General Manager Ruben Amaro Jr. and his staff are in a similar boat; Gonzalez had pitched only a handful of times since coming to the States, including scouting showcases last year. Although the hopes are high, Amaro has admitted to the Philadelphia Inquirer’s Matt Gelb, “If I knew more what Miguel Alfredo Gonzalez was, I would feel better about it.”
This is an attitude shared by most fans. The overall feeling around baseball is that the Phillies aren’t going to be very good, though Amaro insists that health will be a bigger issue than talent. “I don't believe all of a sudden that these guys are so old that they've lost all of their bat speed, their quickness, and their abilities,” he told the Inquirer’s Bob Ford, referring to veterans such as Ryan Howard and Chase Utley, both of whom have missed substantial time to injuries in the past few seasons.
As far as Gonzalez is concerned, things seem to be picking up. He began throwing bullpen sessions January 6th, and insists that he is in full health. Even better, he notes improvement in his pitches, noting an increase in speed and movement.
The question is, of course, what can fans look forward to from Gonzalez this spring? What we do know about Gonzalez, who is 6’3”, 190 lbs, is that his fastball regularly sits in the mid-90’s, occasionally reaching the high-90s. Complimenting his heater are a curveball, changeup and splitter.
In a scouting report from July 2013 by BleacherReport’s Mike Rosenbaum, its noted that “Employing a high leg kick, Gonzalez hides the ball well and, for the most part, does a nice job of keeping his shoulders closed and in line with the plate. However, there are times when he’ll cut off his stride and rip open with his front shoulder, which leads to lower velocity and flatter offerings left up in the zone. Additionally, the right-hander doesn’t always finish his delivery and, in those instances, tends to rely on sheer arm strength rather than executing pitches.”
It remains, of course, to be seen how his style of pitching translates to Citizens Bank Park, which is still a very hitter-friendly venue. Leaving pitches up in the zone, especially when thrown in the mid-90s, is a great way to get hit around at the Major League level, especially since the Phillies defense going into this year looks less than stellar.

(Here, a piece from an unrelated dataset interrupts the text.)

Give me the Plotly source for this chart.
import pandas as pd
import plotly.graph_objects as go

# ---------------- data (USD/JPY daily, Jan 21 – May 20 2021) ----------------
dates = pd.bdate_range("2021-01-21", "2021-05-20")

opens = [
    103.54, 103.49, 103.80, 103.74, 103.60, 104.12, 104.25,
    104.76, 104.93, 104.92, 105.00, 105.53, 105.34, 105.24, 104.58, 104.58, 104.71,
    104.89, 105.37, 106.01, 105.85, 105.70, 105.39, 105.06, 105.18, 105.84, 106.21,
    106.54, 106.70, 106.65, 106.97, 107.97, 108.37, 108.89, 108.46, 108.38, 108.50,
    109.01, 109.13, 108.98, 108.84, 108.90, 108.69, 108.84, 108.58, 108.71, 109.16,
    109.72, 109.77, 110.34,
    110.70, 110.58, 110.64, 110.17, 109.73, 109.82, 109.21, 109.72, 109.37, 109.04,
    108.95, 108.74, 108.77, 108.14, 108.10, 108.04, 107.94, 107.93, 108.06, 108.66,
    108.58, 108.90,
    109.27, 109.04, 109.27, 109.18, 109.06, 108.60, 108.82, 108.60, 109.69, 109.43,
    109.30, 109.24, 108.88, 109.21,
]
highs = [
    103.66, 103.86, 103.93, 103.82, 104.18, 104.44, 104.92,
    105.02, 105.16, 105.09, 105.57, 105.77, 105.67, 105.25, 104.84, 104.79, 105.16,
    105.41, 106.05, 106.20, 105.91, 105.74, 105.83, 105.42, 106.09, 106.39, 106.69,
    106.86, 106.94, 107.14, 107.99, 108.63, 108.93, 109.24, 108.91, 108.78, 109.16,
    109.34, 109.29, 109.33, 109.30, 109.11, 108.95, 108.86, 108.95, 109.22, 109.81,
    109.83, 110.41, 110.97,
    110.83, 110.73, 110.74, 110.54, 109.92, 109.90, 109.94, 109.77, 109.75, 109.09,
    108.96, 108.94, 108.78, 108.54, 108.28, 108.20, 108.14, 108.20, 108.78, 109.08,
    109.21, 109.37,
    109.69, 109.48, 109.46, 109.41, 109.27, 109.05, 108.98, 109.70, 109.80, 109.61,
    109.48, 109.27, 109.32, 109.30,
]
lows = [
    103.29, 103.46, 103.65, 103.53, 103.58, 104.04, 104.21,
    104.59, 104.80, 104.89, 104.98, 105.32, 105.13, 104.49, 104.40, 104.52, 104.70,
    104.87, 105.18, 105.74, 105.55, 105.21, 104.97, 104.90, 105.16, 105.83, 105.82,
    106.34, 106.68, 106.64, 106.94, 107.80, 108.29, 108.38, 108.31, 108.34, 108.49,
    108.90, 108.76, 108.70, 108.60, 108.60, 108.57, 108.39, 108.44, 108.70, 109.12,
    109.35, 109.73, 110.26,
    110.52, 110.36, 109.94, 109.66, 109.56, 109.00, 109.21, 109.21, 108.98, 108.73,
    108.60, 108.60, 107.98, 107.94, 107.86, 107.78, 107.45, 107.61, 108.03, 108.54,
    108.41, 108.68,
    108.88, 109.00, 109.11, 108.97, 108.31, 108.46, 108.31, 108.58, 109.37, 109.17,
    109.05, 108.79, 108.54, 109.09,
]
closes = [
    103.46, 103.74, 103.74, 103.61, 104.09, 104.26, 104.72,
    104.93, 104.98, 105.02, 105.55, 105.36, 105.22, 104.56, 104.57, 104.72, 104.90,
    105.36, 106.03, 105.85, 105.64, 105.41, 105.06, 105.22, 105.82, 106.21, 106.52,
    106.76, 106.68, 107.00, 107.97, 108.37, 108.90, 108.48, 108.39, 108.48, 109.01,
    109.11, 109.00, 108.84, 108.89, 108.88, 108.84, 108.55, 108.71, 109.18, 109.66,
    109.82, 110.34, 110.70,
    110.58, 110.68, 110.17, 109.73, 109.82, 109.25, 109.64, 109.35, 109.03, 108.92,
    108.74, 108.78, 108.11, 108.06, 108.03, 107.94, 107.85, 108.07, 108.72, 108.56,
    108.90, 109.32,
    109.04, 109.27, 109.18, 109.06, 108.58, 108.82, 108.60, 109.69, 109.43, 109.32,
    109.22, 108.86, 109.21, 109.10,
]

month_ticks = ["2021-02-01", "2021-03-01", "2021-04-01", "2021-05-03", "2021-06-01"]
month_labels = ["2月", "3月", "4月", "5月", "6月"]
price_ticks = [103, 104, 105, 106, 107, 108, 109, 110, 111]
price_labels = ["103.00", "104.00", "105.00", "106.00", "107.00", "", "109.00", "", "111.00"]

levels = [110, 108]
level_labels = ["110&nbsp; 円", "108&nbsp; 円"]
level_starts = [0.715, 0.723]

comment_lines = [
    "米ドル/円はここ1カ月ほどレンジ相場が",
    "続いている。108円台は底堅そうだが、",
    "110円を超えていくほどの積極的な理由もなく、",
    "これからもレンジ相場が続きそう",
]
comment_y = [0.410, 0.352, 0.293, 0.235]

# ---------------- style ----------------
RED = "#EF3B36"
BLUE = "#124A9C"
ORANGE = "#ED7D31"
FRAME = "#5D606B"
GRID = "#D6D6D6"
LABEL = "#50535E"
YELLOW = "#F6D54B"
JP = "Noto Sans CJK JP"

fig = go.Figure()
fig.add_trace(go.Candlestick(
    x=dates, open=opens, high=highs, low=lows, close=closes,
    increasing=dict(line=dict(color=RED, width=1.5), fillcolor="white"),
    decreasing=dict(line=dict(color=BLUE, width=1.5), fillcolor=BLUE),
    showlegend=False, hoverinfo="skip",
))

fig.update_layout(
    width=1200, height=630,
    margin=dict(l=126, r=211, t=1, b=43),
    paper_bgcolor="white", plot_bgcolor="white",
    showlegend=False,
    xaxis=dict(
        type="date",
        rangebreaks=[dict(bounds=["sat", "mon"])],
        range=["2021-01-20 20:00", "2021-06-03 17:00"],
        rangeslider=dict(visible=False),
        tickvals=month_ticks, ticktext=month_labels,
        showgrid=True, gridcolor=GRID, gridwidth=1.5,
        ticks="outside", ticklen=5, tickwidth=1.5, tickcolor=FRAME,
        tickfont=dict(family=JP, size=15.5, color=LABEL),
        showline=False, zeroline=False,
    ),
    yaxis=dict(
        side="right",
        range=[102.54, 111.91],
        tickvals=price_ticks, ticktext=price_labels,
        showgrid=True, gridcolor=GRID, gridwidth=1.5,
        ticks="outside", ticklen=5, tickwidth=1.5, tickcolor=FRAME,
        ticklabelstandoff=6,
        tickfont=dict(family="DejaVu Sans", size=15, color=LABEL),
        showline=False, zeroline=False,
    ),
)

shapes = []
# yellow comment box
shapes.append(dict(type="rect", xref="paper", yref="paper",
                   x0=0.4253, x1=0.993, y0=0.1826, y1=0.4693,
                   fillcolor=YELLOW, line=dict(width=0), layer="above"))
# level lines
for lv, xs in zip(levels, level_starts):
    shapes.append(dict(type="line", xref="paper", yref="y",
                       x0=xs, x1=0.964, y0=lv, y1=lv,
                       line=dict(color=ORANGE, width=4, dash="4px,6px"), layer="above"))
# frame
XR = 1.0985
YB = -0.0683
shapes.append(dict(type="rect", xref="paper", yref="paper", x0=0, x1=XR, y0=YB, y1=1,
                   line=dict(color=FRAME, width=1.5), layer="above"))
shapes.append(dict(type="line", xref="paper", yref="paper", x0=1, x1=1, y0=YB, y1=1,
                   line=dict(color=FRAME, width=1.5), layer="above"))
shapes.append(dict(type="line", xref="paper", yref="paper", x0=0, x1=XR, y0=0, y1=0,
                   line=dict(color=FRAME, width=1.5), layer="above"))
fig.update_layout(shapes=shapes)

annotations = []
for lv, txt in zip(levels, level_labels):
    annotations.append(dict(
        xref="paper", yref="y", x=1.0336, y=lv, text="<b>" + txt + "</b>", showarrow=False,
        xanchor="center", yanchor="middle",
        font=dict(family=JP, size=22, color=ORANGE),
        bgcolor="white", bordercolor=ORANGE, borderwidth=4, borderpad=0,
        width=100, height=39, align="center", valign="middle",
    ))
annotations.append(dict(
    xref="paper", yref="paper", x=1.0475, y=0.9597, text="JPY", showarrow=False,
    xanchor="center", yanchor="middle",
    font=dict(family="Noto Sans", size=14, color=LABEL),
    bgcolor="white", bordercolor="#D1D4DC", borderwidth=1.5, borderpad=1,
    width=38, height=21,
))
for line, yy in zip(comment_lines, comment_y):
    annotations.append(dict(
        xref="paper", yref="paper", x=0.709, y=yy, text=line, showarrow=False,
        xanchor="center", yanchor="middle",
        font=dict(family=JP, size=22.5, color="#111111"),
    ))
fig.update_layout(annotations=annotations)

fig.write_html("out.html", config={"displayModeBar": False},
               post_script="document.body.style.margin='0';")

Pitchers who regularly throw splitters aren’t all that common; some current Major Leaguers throwing the pitch include Ubaldo Jimenez, Ryan Dempster, Freddy Garcia, Koji Uehara, Hiroki Kuroda, and the Phillies’ own Jonathan Papelbon. The key with that pitch is keeping it low in the zone. Splitters, or split-fingered fastballs, are usually thrown hard enough to hit out, but drop vertically like a 12-6 curveball would. The most important thing is, again, keeping the ball down, so that batters either beat the pitch into the dirt or swing and miss altogether.
If Gonzalez pans out, he could benefit the Phillies in many ways. There will be little pressure on him to be ‘that guy’ unless either Cole Hamels or Cliff Lee struggles, so he will get enough time to figure things out. Plus, his presence all but ensures that the competition for a rotation spot will likely come down to him and Jonathan Pettibone, forcing Ethan Martin to the bullpen, where his 94-95 fastball will be of more use to the team.
The thing that jumps out most, though, is Gonzalez’s fastball. First of all, the Phillies’ top two starters are left-handed, so Gonzalez’s presence alone will be a nice change of pace. If he can throw anywhere near as hard as scouts say he can, and be effective, it will be huge for a Phillies rotation that, for the most part, lacks the kind of firepower a 96-mph fastball comes with.
Gonzalez, in addition to adjusting to new competition, must also adjust to American life, as well as the American style of playing. While countrymen Yasiel Puig and Yoenis Cespedes seem to have done well so far (Puig’s driving citations aside), you can’t assume the same for Gonzalez. He is still very much a case of 'wait-and-see.' The hope around the Phillies clubhouse is that Gonzalez develops into a number two or three starter. The question is, will he be ready this year? Or will he need some polish? Remember, this is a guy who hasn’t pitched competitively in months, and has only just begun throwing seriously.
The Phillies, however, don't seem worried about his availability for spring games. While he may not throw a whole lot of innings at first, he is definitely a player worth looking out for.